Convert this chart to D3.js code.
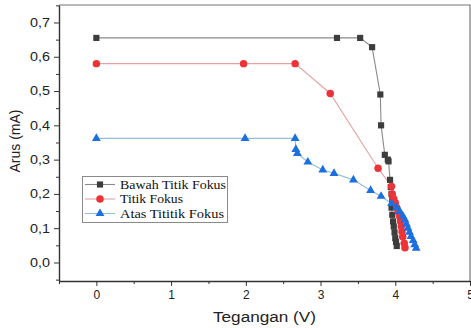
<!DOCTYPE html>
<html>
<head>
<meta charset="utf-8">
<script src="https://cdn.jsdelivr.net/npm/d3@7"></script>
<style>
  html, body { margin: 0; padding: 0; background: #fff; }
  svg { display: block; }
</style>
</head>
<body>
<svg id="chart" width="471" height="328"></svg>
<script>
// ---- data ----
const seriesNames = ["Bawah Titik Fokus", "Titik Fokus", "Atas Tititik Fokus"];

const bawahX = [0, 3.22, 3.53, 3.69, 3.80, 3.81, 3.86, 3.90, 3.91, 3.93, 3.94, 3.95, 3.96, 3.95, 3.96, 3.97, 3.98, 3.99, 4.00, 4.01, 4.02];
const bawahY = [0.655, 0.655, 0.655, 0.628, 0.49, 0.40, 0.314, 0.30, 0.295, 0.241, 0.22, 0.20, 0.183, 0.16, 0.139, 0.12, 0.105, 0.088, 0.071, 0.06, 0.048];

const titikX = [0, 1.97, 2.66, 3.13, 3.77, 3.95, 3.96, 3.98, 4.00, 4.02, 4.04, 4.06, 4.07, 4.08, 4.09, 4.10, 4.12, 4.13];
const titikY = [0.58, 0.58, 0.58, 0.493, 0.275, 0.222, 0.2, 0.185, 0.174, 0.16, 0.148, 0.134, 0.12, 0.105, 0.09, 0.075, 0.056, 0.043];

const atasX = [0, 1.99, 2.66, 2.67, 2.69, 2.83, 3.03, 3.18, 3.44, 3.67, 3.81, 3.95, 4.02, 4.06, 4.10, 4.13, 4.15, 4.17, 4.19, 4.21, 4.24, 4.26, 4.28];
const atasY = [0.362, 0.362, 0.362, 0.33, 0.318, 0.293, 0.27, 0.26, 0.241, 0.21, 0.193, 0.172, 0.16, 0.149, 0.136, 0.124, 0.112, 0.1, 0.088, 0.076, 0.064, 0.052, 0.042];

const xTicks = [0, 1, 2, 3, 4, 5];
const yTicks = [0, 0.1, 0.2, 0.3, 0.4, 0.5, 0.6, 0.7];
const xTitle = "Tegangan (V)";
const yTitle = "Arus (mA)";

// ---- layout ----
const svg = d3.select("#chart");
const L = 59, R = 470, T = 5, B = 281;
const x = d3.scaleLinear().domain([-0.5, 5.0]).range([L, R]);
const y = d3.scaleLinear().domain([-0.054, 0.751]).range([B, T]);

// frame (top & right)
svg.append("path")
  .attr("d", `M${L},${T}H${R}V${B}`)
  .attr("fill", "none").attr("stroke", "#777").attr("stroke-width", 1.2);

// minor ticks
const xMinor = d3.range(-0.5, 5.01, 0.5).filter(v => Math.abs(v - Math.round(v)) > 0.01);
const yMinor = d3.range(-0.05, 0.751, 0.05).filter(v => Math.abs(v * 10 - Math.round(v * 10)) > 0.01);

const xAxis = svg.append("g").attr("transform", `translate(0,${B})`)
  .call(d3.axisBottom(x).tickValues(xTicks).tickFormat(d3.format("d")).tickSize(5).tickSizeOuter(0));
svg.append("g").attr("transform", `translate(0,${B})`)
  .call(d3.axisBottom(x).tickValues(xMinor).tickFormat("").tickSize(3).tickSizeOuter(0))
  .select(".domain").remove();

const yAxis = svg.append("g").attr("transform", `translate(${L},0)`)
  .call(d3.axisLeft(y).tickValues(yTicks).tickFormat(d => d3.format(".1f")(d).replace(".", ",")).tickSize(5).tickSizeOuter(0));
svg.append("g").attr("transform", `translate(${L},0)`)
  .call(d3.axisLeft(y).tickValues(yMinor).tickFormat("").tickSize(3).tickSizeOuter(0))
  .select(".domain").remove();

svg.selectAll(".domain").attr("stroke", "#333").attr("stroke-width", 1.4);
svg.selectAll(".tick line").attr("stroke", "#333").attr("stroke-width", 1);

xAxis.selectAll("text")
  .attr("font-family", "Liberation Sans, Arial, sans-serif")
  .attr("font-size", 12).attr("fill", "#222").attr("dy", "0.71em").attr("y", 9);
yAxis.selectAll("text")
  .attr("font-family", "Liberation Sans, Arial, sans-serif")
  .attr("font-size", 12).attr("fill", "#222").attr("x", -9)
  .attr("textLength", 20).attr("lengthAdjust", "spacingAndGlyphs");

// axis titles
svg.append("text")
  .attr("x", (L + R) / 2).attr("y", 322)
  .attr("text-anchor", "middle")
  .attr("font-family", "Liberation Sans, Arial, sans-serif")
  .attr("font-size", 14).attr("fill", "#222")
  .attr("textLength", 103).attr("lengthAdjust", "spacingAndGlyphs")
  .text(xTitle);
svg.append("text")
  .attr("transform", `translate(20,${141}) rotate(-90)`)
  .attr("text-anchor", "middle")
  .attr("font-family", "Liberation Sans, Arial, sans-serif")
  .attr("font-size", 14).attr("fill", "#222")
  .text(yTitle);

// ---- series ----
const series = [
  { name: seriesNames[0], xs: bawahX, ys: bawahY, line: "#8a8a8a", fill: "#3d3d3d", sym: d3.symbolSquare, size: 38 },
  { name: seriesNames[1], xs: titikX, ys: titikY, line: "#e3a3a3", fill: "#ee3338", sym: d3.symbolCircle, size: 44 },
  { name: seriesNames[2], xs: atasX, ys: atasY, line: "#92bfd6", fill: "#1b6fe0", sym: d3.symbolTriangle, size: 34 }
];

const lineGen = d3.line().x(d => x(d[0])).y(d => y(d[1]));

series.forEach(s => {
  const pts = s.xs.map((v, i) => [v, s.ys[i]]);
  svg.append("path").datum(pts)
    .attr("d", lineGen).attr("fill", "none")
    .attr("stroke", s.line).attr("stroke-width", 1.1);
});
series.forEach(s => {
  const pts = s.xs.map((v, i) => [v, s.ys[i]]);
  svg.append("g").selectAll("path").data(pts).join("path")
    .attr("transform", d => `translate(${x(d[0])},${y(d[1])})`)
    .attr("d", d3.symbol().type(s.sym).size(s.size))
    .attr("fill", s.fill);
});

// ---- legend ----
const lg = svg.append("g");
lg.append("rect")
  .attr("x", 82.5).attr("y", 176.5).attr("width", 145).attr("height", 46)
  .attr("fill", "#fff").attr("stroke", "#8a8a8a").attr("stroke-width", 1);
series.forEach((s, i) => {
  const yy = 184.5 + i * 14.5;
  lg.append("line").attr("x1", 85).attr("x2", 115).attr("y1", yy).attr("y2", yy)
    .attr("stroke", s.line).attr("stroke-width", 1.1);
  lg.append("path").attr("transform", `translate(100,${yy})`)
    .attr("d", d3.symbol().type(s.sym).size(s.size)).attr("fill", s.fill);
  const t = lg.append("text").attr("x", 120).attr("y", yy).attr("dy", "0.35em")
    .attr("font-family", "Liberation Serif, Times New Roman, serif")
    .attr("font-size", 12.5).attr("fill", "#111")
    .text(s.name);
  const widths = [106, 63, 104];
  t.attr("textLength", widths[i]).attr("lengthAdjust", "spacingAndGlyphs");
});
</script>
</body>
</html>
•••
▸ **DESCRIPTION OF THE TASK**
Copy the listing over exactly, skipping the pictures it holds.

▸ **ANSWER FOR THE TASK**
Convert this chart to D3.js code.
<!DOCTYPE html>
<html>
<head>
<meta charset="utf-8">
<script src="https://cdn.jsdelivr.net/npm/d3@7"></script>
<style>
  html, body { margin: 0; padding: 0; background: #fff; }
  svg { display: block; }
</style>
</head>
<body>
<svg id="chart" width="471" height="328"></svg>
<script>
// ---- data ----
const seriesNames = ["Bawah Titik Fokus", "Titik Fokus", "Atas Tititik Fokus"];

const bawahX = [0, 3.22, 3.53, 3.69, 3.80, 3.81, 3.86, 3.90, 3.91, 3.93, 3.94, 3.95, 3.96, 3.95, 3.96, 3.97, 3.98, 3.99, 4.00, 4.01, 4.02];
const bawahY = [0.655, 0.655, 0.655, 0.628, 0.49, 0.40, 0.314, 0.30, 0.295, 0.241, 0.22, 0.20, 0.183, 0.16, 0.139, 0.12, 0.105, 0.088, 0.071, 0.06, 0.048];

const titikX = [0, 1.97, 2.66, 3.13, 3.77, 3.95, 3.96, 3.98, 4.00, 4.02, 4.04, 4.06, 4.07, 4.08, 4.09, 4.10, 4.12, 4.13];
const titikY = [0.58, 0.58, 0.58, 0.493, 0.275, 0.222, 0.2, 0.185, 0.174, 0.16, 0.148, 0.134, 0.12, 0.105, 0.09, 0.075, 0.056, 0.043];

const atasX = [0, 1.99, 2.66, 2.67, 2.69, 2.83, 3.03, 3.18, 3.44, 3.67, 3.81, 3.95, 4.02, 4.06, 4.10, 4.13, 4.15, 4.17, 4.19, 4.21, 4.24, 4.26, 4.28];
const atasY = [0.362, 0.362, 0.362, 0.33, 0.318, 0.293, 0.27, 0.26, 0.241, 0.21, 0.193, 0.172, 0.16, 0.149, 0.136, 0.124, 0.112, 0.1, 0.088, 0.076, 0.064, 0.052, 0.042];

const xTicks = [0, 1, 2, 3, 4, 5];
const yTicks = [0, 0.1, 0.2, 0.3, 0.4, 0.5, 0.6, 0.7];
const xTitle = "Tegangan (V)";
const yTitle = "Arus (mA)";

// ---- layout ----
const svg = d3.select("#chart");
const L = 59, R = 470, T = 5, B = 281;
const x = d3.scaleLinear().domain([-0.5, 5.0]).range([L, R]);
const y = d3.scaleLinear().domain([-0.054, 0.751]).range([B, T]);

// frame (top & right)
svg.append("path")
  .attr("d", `M${L},${T}H${R}V${B}`)
  .attr("fill", "none").attr("stroke", "#777").attr("stroke-width", 1.2);

// minor ticks
const xMinor = d3.range(-0.5, 5.01, 0.5).filter(v => Math.abs(v - Math.round(v)) > 0.01);
const yMinor = d3.range(-0.05, 0.751, 0.05).filter(v => Math.abs(v * 10 - Math.round(v * 10)) > 0.01);

const xAxis = svg.append("g").attr("transform", `translate(0,${B})`)
  .call(d3.axisBottom(x).tickValues(xTicks).tickFormat(d3.format("d")).tickSize(5).tickSizeOuter(0));
svg.append("g").attr("transform", `translate(0,${B})`)
  .call(d3.axisBottom(x).tickValues(xMinor).tickFormat("").tickSize(3).tickSizeOuter(0))
  .select(".domain").remove();

const yAxis = svg.append("g").attr("transform", `translate(${L},0)`)
  .call(d3.axisLeft(y).tickValues(yTicks).tickFormat(d => d3.format(".1f")(d).replace(".", ",")).tickSize(5).tickSizeOuter(0));
svg.append("g").attr("transform", `translate(${L},0)`)
  .call(d3.axisLeft(y).tickValues(yMinor).tickFormat("").tickSize(3).tickSizeOuter(0))
  .select(".domain").remove();

svg.selectAll(".domain").attr("stroke", "#333").attr("stroke-width", 1.4);
svg.selectAll(".tick line").attr("stroke", "#333").attr("stroke-width", 1);

xAxis.selectAll("text")
  .attr("font-family", "Liberation Sans, Arial, sans-serif")
  .attr("font-size", 12).attr("fill", "#222").attr("dy", "0.71em").attr("y", 9);
yAxis.selectAll("text")
  .attr("font-family", "Liberation Sans, Arial, sans-serif")
  .attr("font-size", 12).attr("fill", "#222").attr("x", -9)
  .attr("textLength", 20).attr("lengthAdjust", "spacingAndGlyphs");

// axis titles
svg.append("text")
  .attr("x", (L + R) / 2).attr("y", 322)
  .attr("text-anchor", "middle")
  .attr("font-family", "Liberation Sans, Arial, sans-serif")
  .attr("font-size", 14).attr("fill", "#222")
  .attr("textLength", 103).attr("lengthAdjust", "spacingAndGlyphs")
  .text(xTitle);
svg.append("text")
  .attr("transform", `translate(20,${141}) rotate(-90)`)
  .attr("text-anchor", "middle")
  .attr("font-family", "Liberation Sans, Arial, sans-serif")
  .attr("font-size", 14).attr("fill", "#222")
  .text(yTitle);

// ---- series ----
const series = [
  { name: seriesNames[0], xs: bawahX, ys: bawahY, line: "#8a8a8a", fill: "#3d3d3d", sym: d3.symbolSquare, size: 38 },
  { name: seriesNames[1], xs: titikX, ys: titikY, line: "#e3a3a3", fill: "#ee3338", sym: d3.symbolCircle, size: 44 },
  { name: seriesNames[2], xs: atasX, ys: atasY, line: "#92bfd6", fill: "#1b6fe0", sym: d3.symbolTriangle, size: 34 }
];

const lineGen = d3.line().x(d => x(d[0])).y(d => y(d[1]));

series.forEach(s => {
  const pts = s.xs.map((v, i) => [v, s.ys[i]]);
  svg.append("path").datum(pts)
    .attr("d", lineGen).attr("fill", "none")
    .attr("stroke", s.line).attr("stroke-width", 1.1);
});
series.forEach(s => {
  const pts = s.xs.map((v, i) => [v, s.ys[i]]);
  svg.append("g").selectAll("path").data(pts).join("path")
    .attr("transform", d => `translate(${x(d[0])},${y(d[1])})`)
    .attr("d", d3.symbol().type(s.sym).size(s.size))
    .attr("fill", s.fill);
});

// ---- legend ----
const lg = svg.append("g");
lg.append("rect")
  .attr("x", 82.5).attr("y", 176.5).attr("width", 145).attr("height", 46)
  .attr("fill", "#fff").attr("stroke", "#8a8a8a").attr("stroke-width", 1);
series.forEach((s, i) => {
  const yy = 184.5 + i * 14.5;
  lg.append("line").attr("x1", 85).attr("x2", 115).attr("y1", yy).attr("y2", yy)
    .attr("stroke", s.line).attr("stroke-width", 1.1);
  lg.append("path").attr("transform", `translate(100,${yy})`)
    .attr("d", d3.symbol().type(s.sym).size(s.size)).attr("fill", s.fill);
  const t = lg.append("text").attr("x", 120).attr("y", yy).attr("dy", "0.35em")
    .attr("font-family", "Liberation Serif, Times New Roman, serif")
    .attr("font-size", 12.5).attr("fill", "#111")
    .text(s.name);
  const widths = [106, 63, 104];
  t.attr("textLength", widths[i]).attr("lengthAdjust", "spacingAndGlyphs");
});
</script>
</body>
</html>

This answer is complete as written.